Growth: Where Mindset Meets Action
The pandemic accelerated broader business trends that are now out front: Organisations across all industries are pursuing digital business models, expanding their customer segments and geographies, and diversifying their supplier base. Companies – and their employees, customers and investors – are no longer looking at profit alone as a measure of success, but profit with purpose. Add to this a global health crisis and rapid shift to new working models with high stress and less personal contact. This combination of disparate factors has led to a rebalancing in the skills and values needed to build a team with digital and data skills key to supporting a firm’s evolving business requirements. We also need to personify an organisation’s social and environmental values, both in our behaviour around diversity and inclusion but also in embedding these values within financial decision-making. Finally, it has never been more important for leaders to build ─ and practice ─ trust, empathy and mental health awareness across their teams every day.
Excellence: Getting in Front of Problems
ACT unveiled its 10th annual Business of Treasury report at the conference. The survey emphasises that even before the invasion of Ukraine, company boards had a greater than ever focus on capital and liquidity management (80%), business strategy (78%) and financial risk management (76%). To support the business effectively in these areas, and meet board expectations, treasury leaders to be proactive in anticipating major geopolitical, economic, market and trade disruption, and structure their risk management approach and board reporting accordingly. “Treasury excellence is not only about technical skill,” says Alistair Lindsay, Managing Director, Global Corporates at Standard Chartered. “Treasurers also need to demonstrate leadership and influencing skills, including in their interactions with the Board.
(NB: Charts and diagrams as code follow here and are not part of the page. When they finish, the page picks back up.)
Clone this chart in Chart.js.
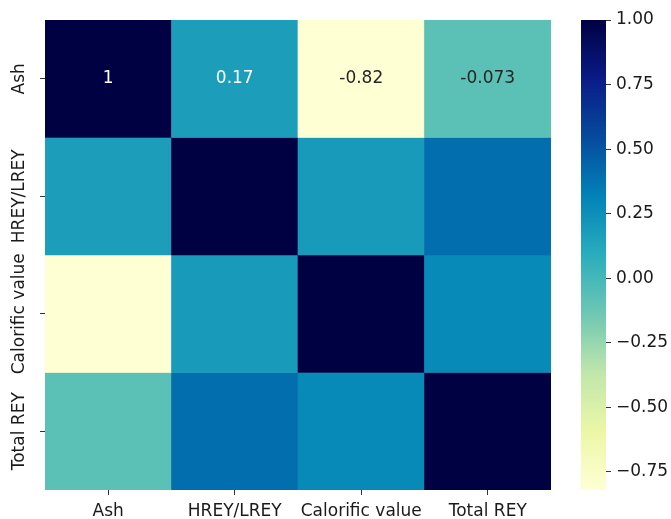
<!DOCTYPE html>
<html>
<head>
<meta charset="utf-8">
<script src="https://cdn.jsdelivr.net/npm/chart.js@4/dist/chart.umd.min.js"></script>
<style>
  html, body { margin: 0; padding: 0; background: #ffffff; }
  #wrap { position: relative; width: 671px; height: 519px; }
  #wrap canvas { position: absolute; left: 0; top: 0; }
</style>
</head>
<body>
<div id="wrap">
  <canvas id="heat" width="671" height="519"></canvas>
  <canvas id="cbar" width="671" height="519"></canvas>
</div>
<script>
// Variables of the correlation matrix (rows top to bottom, columns left to right)
const rowLabels = ['Ash', 'HREY/LREY', 'Calorific value', 'Total REY'];
const colLabels = ['Ash', 'HREY/LREY', 'Calorific value', 'Total REY'];

// Pearson correlation coefficients, one row per variable
const corrAsh        = [1, 0.17, -0.82, -0.073];
const corrHreyLrey   = [0.17, 1, 0.19, 0.40];
const corrCalorific  = [-0.82, 0.19, 1, 0.28];
const corrTotalRey   = [-0.073, 0.40, 0.28, 1];

// Only the first row carries printed coefficients
const annotatedRows = [0];

// Colour bar ticks
const colorbarTicks = [-0.75, -0.5, -0.25, 0, 0.25, 0.5, 0.75, 1];

const matrix = [corrAsh, corrHreyLrey, corrCalorific, corrTotalRey];
const vmin = Math.min(...matrix.flat());
const vmax = Math.max(...matrix.flat());

// Yellow-green-blue ramp (light to dark)
const ramp = [
  [255, 255, 212], [235, 247, 167], [192, 230, 171], [111, 199, 179],
  [42, 173, 189], [1, 131, 184], [7, 74, 157], [10, 27, 135], [0, 1, 67]
];
function rampRGB(t) {
  t = Math.max(0, Math.min(1, t));
  const pos = t * (ramp.length - 1);
  const i = Math.min(ramp.length - 2, Math.floor(pos));
  const f = pos - i;
  return ramp[i].map((c, k) => Math.round(c + (ramp[i + 1][k] - c) * f));
}
function norm(v) { return (v - vmin) / (vmax - vmin); }
function colorFor(v) { const c = rampRGB(norm(v)); return `rgb(${c[0]},${c[1]},${c[2]})`; }
function luminance(v) {
  const lin = rampRGB(norm(v)).map(c => {
    c /= 255;
    return c <= 0.03928 ? c / 12.92 : Math.pow((c + 0.055) / 1.055, 2.4);
  });
  return 0.2126 * lin[0] + 0.7152 * lin[1] + 0.0722 * lin[2];
}
function fmtCell(v) { return String(parseFloat(v.toPrecision(2))); }
function fmtBar(v) { return v.toFixed(2).replace('-', '\u2212'); }

const FONT = "'DejaVu Sans', 'Liberation Sans', sans-serif";
Chart.defaults.font.family = FONT;
Chart.defaults.font.size = 17;
Chart.defaults.color = '#1a1a1a';

// Printed coefficients in the cells
const cellLabels = {
  id: 'cellLabels',
  afterDatasetsDraw(chart) {
    const ctx = chart.ctx;
    ctx.save();
    ctx.font = `17px ${FONT}`;
    ctx.textAlign = 'center';
    ctx.textBaseline = 'middle';
    annotatedRows.forEach(r => {
      const meta = chart.getDatasetMeta(r);
      matrix[r].forEach((v, c) => {
        const el = meta.data[c];
        ctx.fillStyle = luminance(v) > 0.408 ? '#262626' : '#ffffff';
        ctx.fillText(fmtCell(v), el.x, (el.y + el.base) / 2);
      });
    });
    ctx.restore();
  }
};

// Row names, written vertically beside the tick marks
const rowNames = {
  id: 'rowNames',
  afterDraw(chart) {
    const ctx = chart.ctx;
    const ys = chart.scales.y;
    ctx.save();
    ctx.font = `17px ${FONT}`;
    ctx.fillStyle = '#1a1a1a';
    ctx.textAlign = 'center';
    ctx.textBaseline = 'middle';
    rowLabels.forEach((name, r) => {
      ctx.save();
      ctx.translate(20, ys.getPixelForValue(r + 0.5));
      ctx.rotate(-Math.PI / 2);
      ctx.fillText(name, 0, 0);
      ctx.restore();
    });
    ctx.restore();
  }
};

new Chart(document.getElementById('heat'), {
  type: 'bar',
  data: {
    labels: colLabels,
    datasets: matrix.map((vals, r) => ({
      label: rowLabels[r],
      data: vals.map(() => 1),
      backgroundColor: vals.map(colorFor),
      borderWidth: 0,
      barPercentage: 1,
      categoryPercentage: 1
    }))
  },
  options: {
    responsive: false,
    animation: false,
    layout: { padding: { left: 0, right: 120, top: 20, bottom: 0 } },
    plugins: { legend: { display: false }, tooltip: { enabled: false } },
    scales: {
      x: {
        type: 'category',
        stacked: true,
        grid: { display: true, drawOnChartArea: false, drawTicks: true, tickLength: 5, offset: false, color: '#333333' },
        border: { display: false },
        ticks: { padding: 6, maxRotation: 0, autoSkip: false, color: '#1a1a1a' },
        afterFit(s) { s.height = 29; }
      },
      y: {
        type: 'linear',
        stacked: true,
        min: 0,
        max: rowLabels.length,
        reverse: true,
        afterBuildTicks(s) { s.ticks = rowLabels.map((_, i) => ({ value: i + 0.5 })); },
        ticks: { display: false },
        grid: { display: true, drawOnChartArea: false, drawTicks: true, tickLength: 5, color: '#333333' },
        border: { display: false },
        afterFit(s) { s.width = 45; }
      }
    }
  },
  plugins: [cellLabels, rowNames]
});

// Colour bar
new Chart(document.getElementById('cbar'), {
  type: 'bar',
  data: {
    labels: [''],
    datasets: [{
      data: [[vmin, vmax]],
      backgroundColor(ctx) {
        const area = ctx.chart.chartArea;
        if (!area) return 'rgba(0,0,0,0)';
        const g = ctx.chart.ctx.createLinearGradient(0, area.bottom, 0, area.top);
        ramp.forEach((c, i) => g.addColorStop(i / (ramp.length - 1), `rgb(${c[0]},${c[1]},${c[2]})`));
        return g;
      },
      borderWidth: 0,
      barPercentage: 1,
      categoryPercentage: 1
    }]
  },
  options: {
    responsive: false,
    animation: false,
    layout: { padding: { left: 581, right: 0, top: 20, bottom: 29 } },
    plugins: { legend: { display: false }, tooltip: { enabled: false } },
    scales: {
      x: { display: false },
      y: {
        position: 'right',
        min: vmin,
        max: vmax,
        afterBuildTicks(s) { s.ticks = colorbarTicks.map(v => ({ value: v })); },
        ticks: { callback: v => fmtBar(v), padding: 5, color: '#1a1a1a' },
        grid: { display: true, drawOnChartArea: false, drawTicks: true, tickLength: 5, color: '#333333' },
        border: { display: false },
        afterFit(s) { s.width = 65; }
      }
    }
  }
});
</script>
</body>
</html>
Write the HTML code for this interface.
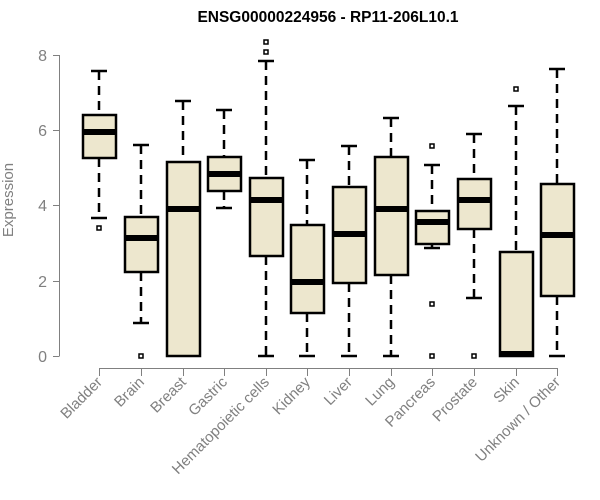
<!DOCTYPE html>
<html><head><meta charset="utf-8"><style>body{margin:0;background:#fff}svg{display:block}</style></head><body>
<svg width="600" height="500" xmlns="http://www.w3.org/2000/svg" font-family="Liberation Sans, Arial, sans-serif">
<text x="328" y="22" text-anchor="middle" font-weight="bold" font-size="15.5">ENSG00000224956 - RP11-206L10.1</text>
<g stroke="#808080" stroke-width="1" fill="none">
<path d="M59.5 55V356M53 55.5H59.5M53 130.5H59.5M53 205.5H59.5M53 281.5H59.5M53 356.5H59.5"/>
<path d="M99 368.5H557M99.5 368V376M141.5 368V376M183.5 368V376M224.5 368V376M266.5 368V376M307.5 368V376M349.5 368V376M391.5 368V376M432.5 368V376M474.5 368V376M516.5 368V376M557.5 368V376"/>
</g>
<g fill="#808080" font-size="16" text-anchor="end">
<text x="47" y="61">8</text><text x="47" y="136">6</text><text x="47" y="211">4</text><text x="47" y="287">2</text><text x="47" y="362">0</text>
</g>
<text transform="translate(13,200) rotate(-90)" text-anchor="middle" fill="#808080" font-size="15">Expression</text>
<g fill="#808080" font-size="15" text-anchor="end">
<text transform="translate(103,383) rotate(-45)">Bladder</text>
<text transform="translate(145,383) rotate(-45)">Brain</text>
<text transform="translate(187,383) rotate(-45)">Breast</text>
<text transform="translate(228,383) rotate(-45)">Gastric</text>
<text transform="translate(270,383) rotate(-45)">Hematopoietic cells</text>
<text transform="translate(311,383) rotate(-45)">Kidney</text>
<text transform="translate(353,383) rotate(-45)">Liver</text>
<text transform="translate(395,383) rotate(-45)">Lung</text>
<text transform="translate(436,383) rotate(-45)">Pancreas</text>
<text transform="translate(478,383) rotate(-45)">Prostate</text>
<text transform="translate(520,383) rotate(-45)">Skin</text>
<text transform="translate(561,383) rotate(-45)">Unknown / Other</text>
</g>
<g stroke="#000" stroke-width="2.5" fill="none" stroke-dasharray="9,6">
<path d="M99 71V115M99 158V218M141 145V217M141 272V323M183 101V162M224 110V157M224 191V208M266 61V178M266 256V356M307 160V225M307 313V356M349 146V187M349 283V356M391 118V157M391 275V356M432 165V211M432 244V248M474 134V179M474 229V298M516 106V252M557 69V184M557 296V356"/>
</g>
<g stroke="#000" stroke-width="2.5" fill="none">
<path d="M91 71H107M91 218H107M133 145H149M133 323H149M175 101H191M216 110H232M216 208H232M258 61H274M258 356H274M299 160H315M299 356H315M341 146H357M341 356H357M383 118H399M383 356H399M424 165H440M424 248H440M466 134H482M466 298H482M508 106H524M549 69H565M549 356H565"/>
</g>
<g stroke="#000" stroke-width="2.5" fill="#EDE7CE">
<rect x="83" y="115" width="33" height="43"/>
<rect x="125" y="217" width="33" height="55"/>
<rect x="167" y="162" width="33" height="194"/>
<rect x="208" y="157" width="33" height="34"/>
<rect x="250" y="178" width="33" height="78"/>
<rect x="291" y="225" width="33" height="88"/>
<rect x="333" y="187" width="33" height="96"/>
<rect x="375" y="157" width="33" height="118"/>
<rect x="416" y="211" width="33" height="33"/>
<rect x="458" y="179" width="33" height="50"/>
<rect x="500" y="252" width="33" height="104"/>
<rect x="541" y="184" width="33" height="112"/>
</g>
<g stroke="#000" stroke-width="6">
<path d="M83 132H116M125 238H158M167 209H200M208 174H241M250 200H283M291 282H324M333 234H366M375 209H408M416 222H449M458 200H491M500 354H533M541 235H574"/>
</g>
<g stroke="#000" stroke-width="1.5" fill="none">
<rect x="97" y="226" width="4" height="4"/>
<rect x="139" y="354" width="4" height="4"/>
<rect x="264" y="40" width="4" height="4"/>
<rect x="264" y="50" width="4" height="4"/>
<rect x="430" y="144" width="4" height="4"/>
<rect x="430" y="302" width="4" height="4"/>
<rect x="430" y="354" width="4" height="4"/>
<rect x="472" y="354" width="4" height="4"/>
<rect x="514" y="87" width="4" height="4"/>
</g>
</svg>
</body></html>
This is particularly important given the current geopolitical and economic challenges, but often more difficult in a hybrid or remote working environment. Risk management, including liquidity as well as market and credit risk, rose sharply as a treasury priority during the pandemic. However, treasurers can be proactive in leading the business to develop an enterprise-wide view of risk, including in areas such as supply chain risk, sustainability and reputational risks.”
Resilience: Empathy Equals Strength
The ACT survey reveals that post-pandemic people issues, including recruitment, personal development, workload and mental health, are the biggest priorities for treasurers today – even more important than market volatility or geopolitical issues. Today’s challenges will not go away, so treasurers need to take care of themselves, and their teams, to maintain both the right skills, but also the resilience and good mental health to tackle ongoing uncertainty ahead. “Nearly 90% of treasurers responding to the ACT Survey stressed the importance of supporting their team’s mental health, while 70% agreed that there is less stigma around mental health than in the past,” notes Robert Newell, Managing Director, Global Corporates at Standard Chartered, “This is a positive development, alongside improvements in diversity and inclusion, a values-based team culture and work-life balance. Learning and development is easily neglected during busy periods but is crucial to ensure that treasurers have the confidence and skills to fulfil expanding roles and adapt to change.”